2007年に黒岩が病に倒れた後も、渡部と高野は内甲丸の結婚指輪をブラッシュアップさせていきます。様々な試行錯誤により、外側のデザインを考えずに内甲丸のレベルだけを向上させるには、まっすぐのシンプルでプレーンな結婚指輪が最適とわかりました。一見するとごく平凡な、何の変哲もないデザインの結婚指輪です。渡部と高野は、このデザインの結婚指輪の改良を重ねました。外側はプレーンなデザインの指輪の、内側の形状にこだわり続けたのです。その指輪の内側は、見た目はほぼ同じでも、指を通すとつけ心地が微妙に変化するのです。




よく町工場の金属加工の神業として紹介されるような、まさにミクロン単位の仕上げの違いがポイントだったのでしょう。


一方で、結婚指輪のつけ心地の良さを顧客に伝えるには、文章や画像で見せるだけでは不十分で、指輪を実際に指に通して実感してもらう必要があります。


渡部は2007年に独立して結婚指輪の会社を立ち上げましたが、内甲丸の結婚指輪の魅力をPRするために、銀で製作した結婚指輪を自宅に送って試着してもらう、新しいサービスを開発しました。高野の作った結婚指輪の魅力を伝えるための最適の方法と考えたのです。このサービスも業界全体に広がり、今では一般的になりましたが、指輪の内側にとことんこだわったブランドは、他に例を見ないようです。






渡部と高野はその後も毎年のようにプレーンでシンプルな結婚指輪の改作を続け、その回数は30年で20回にも及びました。


そしてたどり着いたのが、現在Marriaged marriage(マリッジド・マリッジ)というブランドで「Moimoi(モイモイ)」という名前で販売されている結婚指輪です。その指輪を指に通すと、ぬめっとした吸い付くような不思議な感触で、何とも表現出来ない、なめらかなつけ心地です。まさに内甲丸の結婚指輪の到達点と言えるでしょう。

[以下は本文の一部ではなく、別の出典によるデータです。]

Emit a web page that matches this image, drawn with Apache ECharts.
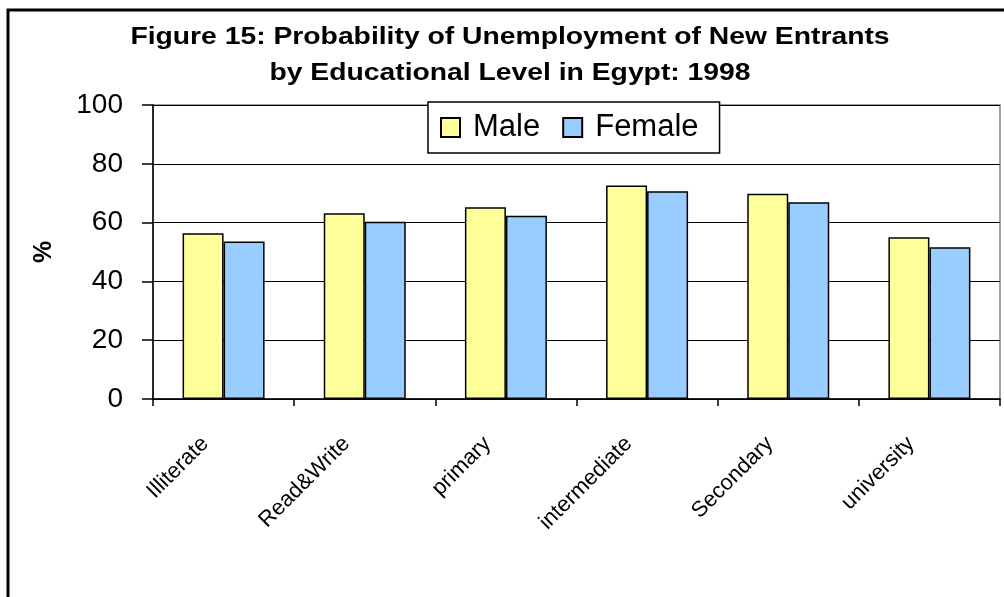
<!DOCTYPE html>
<html>
<head>
<meta charset="utf-8">
<script src="https://cdn.jsdelivr.net/npm/echarts@6/dist/echarts.min.js"></script>
<style>
  html, body { margin: 0; padding: 0; background: #fff; }
  #chart { width: 1004px; height: 597px; }
</style>
</head>
<body>
<div id="chart"></div>
<script>
// education levels
var levels = ['Illiterate', 'Read&Write', 'primary', 'intermediate', 'Secondary', 'university']
// probability of unemployment (%)
var maleValues = [56.4, 63.2, 65.2, 72.6, 69.8, 55.0]
var femaleValues = [53.6, 60.3, 62.3, 70.7, 66.9, 51.6]
var yTicks = [0, 20, 40, 60, 80, 100]
var titleLines = [
  'Figure 15: Probability of Unemployment of New Entrants',
  'by Educational Level in Egypt: 1998'
]

var myChart = echarts.init(document.getElementById('chart'))

var titleFont = 'bold 23px "Liberation Sans", Arial, sans-serif'

var option = {
  animation: false,
  backgroundColor: '#fff',
  textStyle: {
    fontFamily: 'Liberation Sans, Arial, sans-serif',
    color: '#000'
  },
  // 外框 + 标题（标题横向拉宽，和原图一致）
  graphic: [
    {
      type: 'rect',
      shape: { x: 8, y: 10, width: 1100, height: 700 },
      style: { fill: 'none', stroke: '#000', lineWidth: 3 },
      silent: true
    },
    {
      type: 'text',
      x: 510,
      y: 38,
      scaleX: 1.23,
      style: { text: titleLines[0], font: titleFont, fill: '#000', textAlign: 'center', textVerticalAlign: 'middle' }
    },
    {
      type: 'text',
      x: 510,
      y: 74,
      scaleX: 1.23,
      style: { text: titleLines[1], font: titleFont, fill: '#000', textAlign: 'center', textVerticalAlign: 'middle' }
    }
  ],
  legend: {
    left: 428,
    top: 102,
    padding: [10, 21, 10, 12],
    itemGap: 22,
    itemWidth: 19,
    itemHeight: 19,
    icon: 'rect',
    backgroundColor: '#fff',
    borderColor: '#000',
    borderWidth: 1.5,
    textStyle: { fontSize: 31, color: '#000', padding: [0, 0, 0, 8] },
    data: ['Male', 'Female']
  },
  grid: {
    left: 153,
    top: 105,
    right: 4,
    bottom: 198,
    show: true,
    borderColor: '#808080',
    borderWidth: 1.5,
    containLabel: false
  },
  xAxis: {
    type: 'category',
    data: levels,
    axisLine: { lineStyle: { color: '#000', width: 1.5 } },
    axisTick: { show: true, length: 7, lineStyle: { color: '#000', width: 1.5 } },
    axisLabel: {
      rotate: 45,
      fontSize: 22,
      color: '#000',
      margin: 23,
      padding: [0, 26, 0, 0],
      interval: 0
    }
  },
  yAxis: {
    type: 'value',
    min: yTicks[0],
    max: yTicks[yTicks.length - 1],
    interval: yTicks[1] - yTicks[0],
    name: '%',
    nameLocation: 'middle',
    nameRotate: 90,
    nameGap: 96,
    nameTextStyle: { fontSize: 25, fontWeight: 'bold', color: '#000' },
    axisLine: { show: true, lineStyle: { color: '#000', width: 1.5 } },
    axisTick: { show: true, length: 11, lineStyle: { color: '#000', width: 1.5 } },
    axisLabel: { fontSize: 28, color: '#000', margin: 30 },
    splitLine: { show: true, lineStyle: { color: '#000', width: 1.2 } }
  },
  series: [
    {
      name: 'Male',
      type: 'bar',
      data: maleValues,
      barWidth: 41,
      barGap: '0%',
      itemStyle: { color: '#FFFF99', borderColor: '#000', borderWidth: 1.5 }
    },
    {
      name: 'Female',
      type: 'bar',
      data: femaleValues,
      barWidth: 41,
      barGap: '0%',
      itemStyle: { color: '#99CCFF', borderColor: '#000', borderWidth: 1.5 }
    }
  ]
}

myChart.setOption(option)
</script>
</body>
</html>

この指輪が発売されてから4年以上経ちますが、現在のところ新たに改良する必要性は感じられないのです。黒岩、高野、渡部の30年にわたる結婚指輪に対する思いが集約されたのが、この「Moimoi(モイモイ)」という指輪です。その結婚指輪は外見はまったく平凡なのですが、内側が幸せな暮らしを約束してくれるようです。
内甲丸の結婚指輪Moimoi
Moimoiの側面


結婚指輪を選ぶ際に、一番重視されているのは見た目のデザインでしょう。その外観のデザインは、30年の間にバラエティー豊かになり、劇的に進化しました。それと同時に、指輪の内側の形状も着々と進化していたのです。それはとても地味な変化で、一般のユーザーはもちろん、ジュエリー業界内ですら、気づいている人はほとんどいないかもしれません。それでも、毎日着用する結婚指輪のつけ心地が向上したことには、とても大きな意義がありました。そこには、内甲丸の結婚指輪を考案したアイデアマンの黒岩とそれを形にした高野、そして世の中に普及させた渡部の3人の人知れない奮闘がありました。